Please list all lines of the material below in which the string "this" occurs.

___ Recorded data ___

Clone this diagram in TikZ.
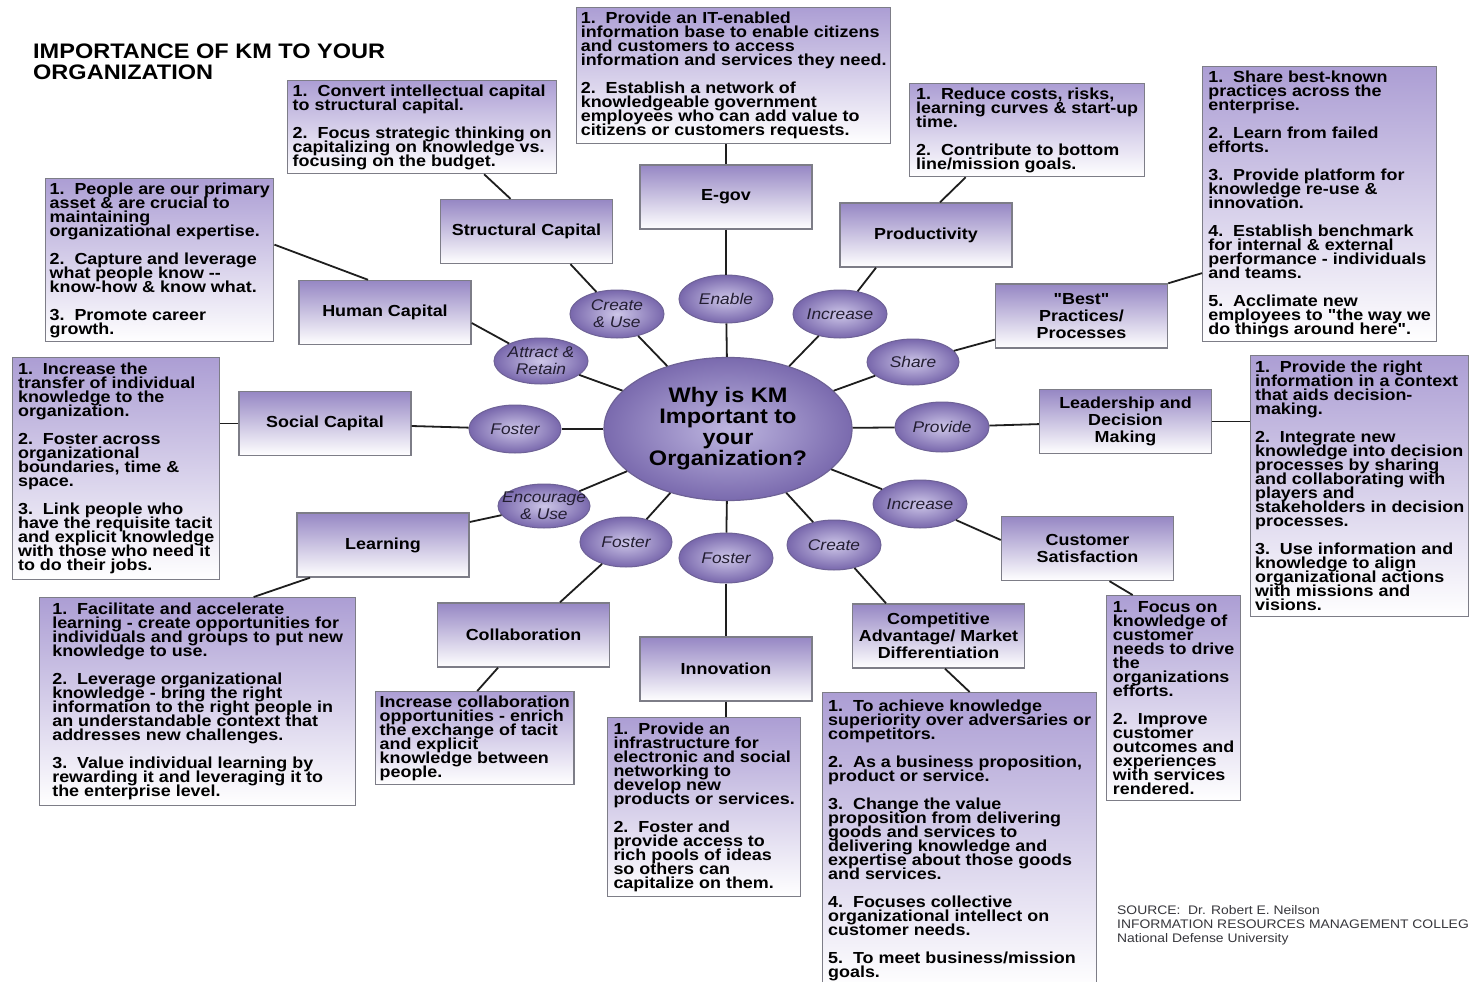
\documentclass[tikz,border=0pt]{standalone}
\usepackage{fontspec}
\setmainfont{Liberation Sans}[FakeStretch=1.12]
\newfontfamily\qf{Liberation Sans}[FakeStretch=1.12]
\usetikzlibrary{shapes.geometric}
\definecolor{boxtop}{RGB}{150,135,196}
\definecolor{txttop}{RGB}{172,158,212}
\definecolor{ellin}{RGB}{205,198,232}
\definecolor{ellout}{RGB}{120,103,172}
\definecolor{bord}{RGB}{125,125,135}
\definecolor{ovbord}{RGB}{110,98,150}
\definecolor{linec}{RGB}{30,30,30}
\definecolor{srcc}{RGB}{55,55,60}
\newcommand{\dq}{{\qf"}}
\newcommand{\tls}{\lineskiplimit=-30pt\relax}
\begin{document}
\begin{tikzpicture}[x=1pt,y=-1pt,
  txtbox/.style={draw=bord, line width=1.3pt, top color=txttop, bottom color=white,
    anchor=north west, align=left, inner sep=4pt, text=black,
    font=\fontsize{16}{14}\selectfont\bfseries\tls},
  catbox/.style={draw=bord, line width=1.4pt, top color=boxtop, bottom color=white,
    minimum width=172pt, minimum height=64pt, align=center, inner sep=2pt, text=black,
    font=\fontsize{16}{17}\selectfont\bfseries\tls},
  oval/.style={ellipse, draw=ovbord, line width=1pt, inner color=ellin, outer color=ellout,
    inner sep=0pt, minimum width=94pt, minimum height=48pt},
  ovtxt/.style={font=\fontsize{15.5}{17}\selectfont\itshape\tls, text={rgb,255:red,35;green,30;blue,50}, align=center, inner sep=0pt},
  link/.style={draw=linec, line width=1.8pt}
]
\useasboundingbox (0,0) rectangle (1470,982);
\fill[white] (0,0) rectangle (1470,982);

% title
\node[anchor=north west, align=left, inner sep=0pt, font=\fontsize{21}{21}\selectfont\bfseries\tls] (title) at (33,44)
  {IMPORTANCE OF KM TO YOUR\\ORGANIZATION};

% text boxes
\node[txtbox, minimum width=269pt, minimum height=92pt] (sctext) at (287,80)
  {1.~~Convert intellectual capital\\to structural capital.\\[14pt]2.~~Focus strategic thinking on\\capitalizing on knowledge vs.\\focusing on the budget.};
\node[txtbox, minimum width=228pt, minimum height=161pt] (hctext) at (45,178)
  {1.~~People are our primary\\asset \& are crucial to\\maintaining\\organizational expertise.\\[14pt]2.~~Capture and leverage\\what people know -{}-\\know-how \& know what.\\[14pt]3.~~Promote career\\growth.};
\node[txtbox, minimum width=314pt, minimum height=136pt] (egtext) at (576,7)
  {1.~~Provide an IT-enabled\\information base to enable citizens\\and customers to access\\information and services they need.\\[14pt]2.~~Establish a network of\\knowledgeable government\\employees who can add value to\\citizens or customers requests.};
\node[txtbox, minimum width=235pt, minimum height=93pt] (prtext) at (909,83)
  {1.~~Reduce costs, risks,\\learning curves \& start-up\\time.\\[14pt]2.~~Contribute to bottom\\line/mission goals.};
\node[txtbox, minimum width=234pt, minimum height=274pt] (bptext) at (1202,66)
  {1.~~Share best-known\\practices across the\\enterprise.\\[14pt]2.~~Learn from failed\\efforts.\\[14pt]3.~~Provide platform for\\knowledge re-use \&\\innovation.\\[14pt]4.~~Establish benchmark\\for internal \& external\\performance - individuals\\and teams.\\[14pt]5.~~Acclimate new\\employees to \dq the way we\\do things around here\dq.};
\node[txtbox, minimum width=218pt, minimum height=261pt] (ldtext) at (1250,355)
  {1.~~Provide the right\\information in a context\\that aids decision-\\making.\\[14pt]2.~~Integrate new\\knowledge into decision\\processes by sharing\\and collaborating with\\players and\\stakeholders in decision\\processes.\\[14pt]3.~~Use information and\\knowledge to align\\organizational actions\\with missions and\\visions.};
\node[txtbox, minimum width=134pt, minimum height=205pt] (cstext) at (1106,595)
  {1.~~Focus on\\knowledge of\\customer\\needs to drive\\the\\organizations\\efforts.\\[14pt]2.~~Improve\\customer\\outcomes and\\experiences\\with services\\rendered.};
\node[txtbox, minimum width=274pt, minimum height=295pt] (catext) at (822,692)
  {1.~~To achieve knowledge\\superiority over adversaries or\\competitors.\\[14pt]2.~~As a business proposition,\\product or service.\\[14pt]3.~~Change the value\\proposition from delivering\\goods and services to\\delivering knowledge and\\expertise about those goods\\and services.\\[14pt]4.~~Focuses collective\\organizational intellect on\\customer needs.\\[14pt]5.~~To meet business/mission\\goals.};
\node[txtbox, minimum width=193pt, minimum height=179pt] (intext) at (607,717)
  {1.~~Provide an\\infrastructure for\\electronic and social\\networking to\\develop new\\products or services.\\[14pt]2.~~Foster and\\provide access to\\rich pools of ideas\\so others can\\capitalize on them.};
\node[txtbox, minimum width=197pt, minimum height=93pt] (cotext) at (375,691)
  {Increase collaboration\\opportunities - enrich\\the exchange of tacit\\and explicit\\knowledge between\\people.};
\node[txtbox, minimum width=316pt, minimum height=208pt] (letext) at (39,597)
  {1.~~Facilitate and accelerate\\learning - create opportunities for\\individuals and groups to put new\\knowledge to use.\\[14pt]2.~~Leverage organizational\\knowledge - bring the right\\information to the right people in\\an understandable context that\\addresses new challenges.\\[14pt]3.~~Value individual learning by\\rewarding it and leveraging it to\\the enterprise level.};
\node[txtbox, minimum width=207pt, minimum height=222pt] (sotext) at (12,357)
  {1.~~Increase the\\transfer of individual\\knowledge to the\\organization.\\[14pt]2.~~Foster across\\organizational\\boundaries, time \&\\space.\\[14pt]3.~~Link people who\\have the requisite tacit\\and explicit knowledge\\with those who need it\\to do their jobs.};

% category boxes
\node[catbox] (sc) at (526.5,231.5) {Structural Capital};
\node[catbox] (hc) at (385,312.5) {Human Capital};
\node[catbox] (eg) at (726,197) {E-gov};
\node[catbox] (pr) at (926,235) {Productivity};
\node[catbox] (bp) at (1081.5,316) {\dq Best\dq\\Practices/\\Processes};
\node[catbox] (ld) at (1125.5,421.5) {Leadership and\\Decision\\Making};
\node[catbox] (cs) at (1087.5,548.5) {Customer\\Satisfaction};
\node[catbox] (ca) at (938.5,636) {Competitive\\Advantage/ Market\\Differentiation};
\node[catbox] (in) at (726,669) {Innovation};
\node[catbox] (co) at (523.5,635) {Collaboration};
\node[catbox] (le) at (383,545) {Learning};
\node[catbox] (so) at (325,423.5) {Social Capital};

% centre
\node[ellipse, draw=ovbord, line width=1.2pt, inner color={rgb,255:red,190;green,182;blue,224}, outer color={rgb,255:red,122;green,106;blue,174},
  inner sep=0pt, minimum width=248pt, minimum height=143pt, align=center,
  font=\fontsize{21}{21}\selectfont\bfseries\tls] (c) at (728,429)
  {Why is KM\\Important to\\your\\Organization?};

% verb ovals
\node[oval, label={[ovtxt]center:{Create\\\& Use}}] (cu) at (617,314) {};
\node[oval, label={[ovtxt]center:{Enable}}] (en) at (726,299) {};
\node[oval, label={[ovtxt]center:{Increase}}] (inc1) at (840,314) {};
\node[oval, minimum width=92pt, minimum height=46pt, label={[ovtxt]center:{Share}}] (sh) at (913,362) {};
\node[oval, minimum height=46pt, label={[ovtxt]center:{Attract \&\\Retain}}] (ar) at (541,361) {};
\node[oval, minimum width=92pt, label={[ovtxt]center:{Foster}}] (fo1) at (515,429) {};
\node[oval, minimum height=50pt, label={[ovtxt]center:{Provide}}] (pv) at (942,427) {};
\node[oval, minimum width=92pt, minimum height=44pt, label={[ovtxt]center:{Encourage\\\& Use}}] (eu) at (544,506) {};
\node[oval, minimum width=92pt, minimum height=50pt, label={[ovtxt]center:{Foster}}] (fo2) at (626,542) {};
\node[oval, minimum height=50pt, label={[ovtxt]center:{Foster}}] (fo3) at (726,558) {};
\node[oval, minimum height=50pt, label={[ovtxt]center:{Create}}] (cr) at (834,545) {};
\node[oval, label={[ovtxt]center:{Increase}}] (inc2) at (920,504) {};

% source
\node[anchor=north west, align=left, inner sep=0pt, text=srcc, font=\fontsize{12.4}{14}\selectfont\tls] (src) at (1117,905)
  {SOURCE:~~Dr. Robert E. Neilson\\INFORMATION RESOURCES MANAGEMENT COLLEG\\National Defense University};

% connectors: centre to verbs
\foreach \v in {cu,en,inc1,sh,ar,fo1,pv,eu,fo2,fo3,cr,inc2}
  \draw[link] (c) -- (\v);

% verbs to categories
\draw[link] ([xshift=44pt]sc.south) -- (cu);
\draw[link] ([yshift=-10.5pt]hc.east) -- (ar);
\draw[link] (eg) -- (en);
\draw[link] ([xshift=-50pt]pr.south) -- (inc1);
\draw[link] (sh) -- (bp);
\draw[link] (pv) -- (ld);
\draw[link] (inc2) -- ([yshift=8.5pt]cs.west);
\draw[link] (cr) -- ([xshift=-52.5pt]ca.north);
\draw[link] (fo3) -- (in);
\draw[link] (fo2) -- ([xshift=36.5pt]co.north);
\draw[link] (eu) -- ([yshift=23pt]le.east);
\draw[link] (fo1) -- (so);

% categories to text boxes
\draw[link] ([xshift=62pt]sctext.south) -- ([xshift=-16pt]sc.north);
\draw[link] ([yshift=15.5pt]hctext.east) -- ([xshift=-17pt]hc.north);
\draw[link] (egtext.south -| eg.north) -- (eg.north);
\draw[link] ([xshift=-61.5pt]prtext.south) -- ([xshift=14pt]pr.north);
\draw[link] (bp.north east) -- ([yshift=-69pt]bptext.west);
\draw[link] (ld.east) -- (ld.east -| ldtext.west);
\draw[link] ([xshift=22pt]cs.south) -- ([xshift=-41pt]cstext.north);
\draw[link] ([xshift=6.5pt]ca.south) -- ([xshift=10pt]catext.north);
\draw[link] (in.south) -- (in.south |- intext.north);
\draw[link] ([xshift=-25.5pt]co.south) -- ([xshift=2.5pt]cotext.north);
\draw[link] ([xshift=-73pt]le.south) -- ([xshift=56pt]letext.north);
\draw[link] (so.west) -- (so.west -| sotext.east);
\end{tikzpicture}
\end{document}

___
___ Recorded data ___

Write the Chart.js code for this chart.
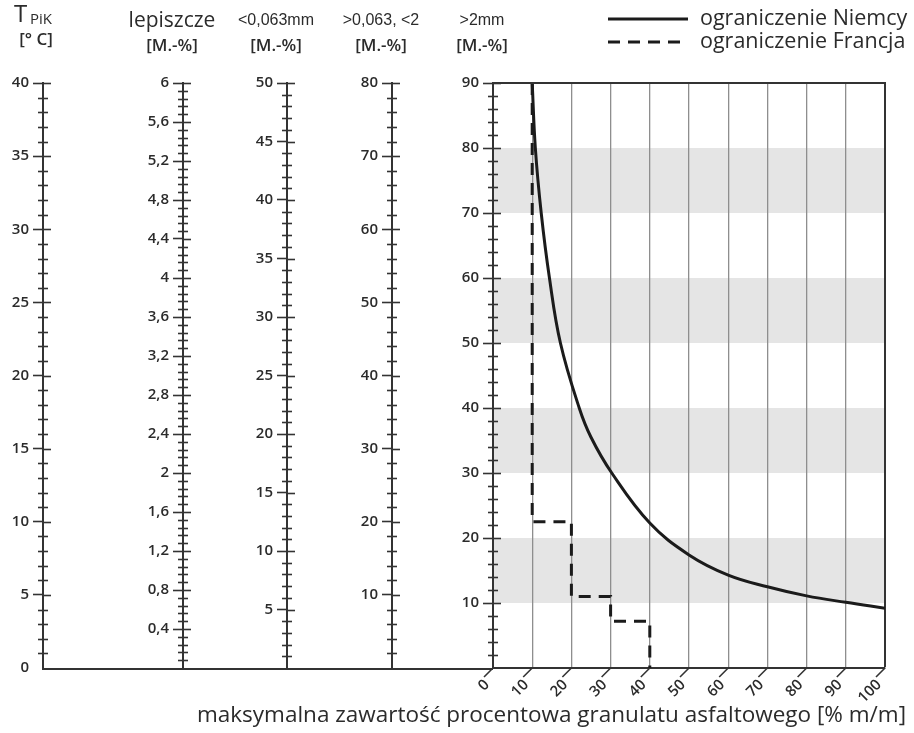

___

**Full solution**:
Clone this diagram in TikZ.
Write the Chart.js code for this chart.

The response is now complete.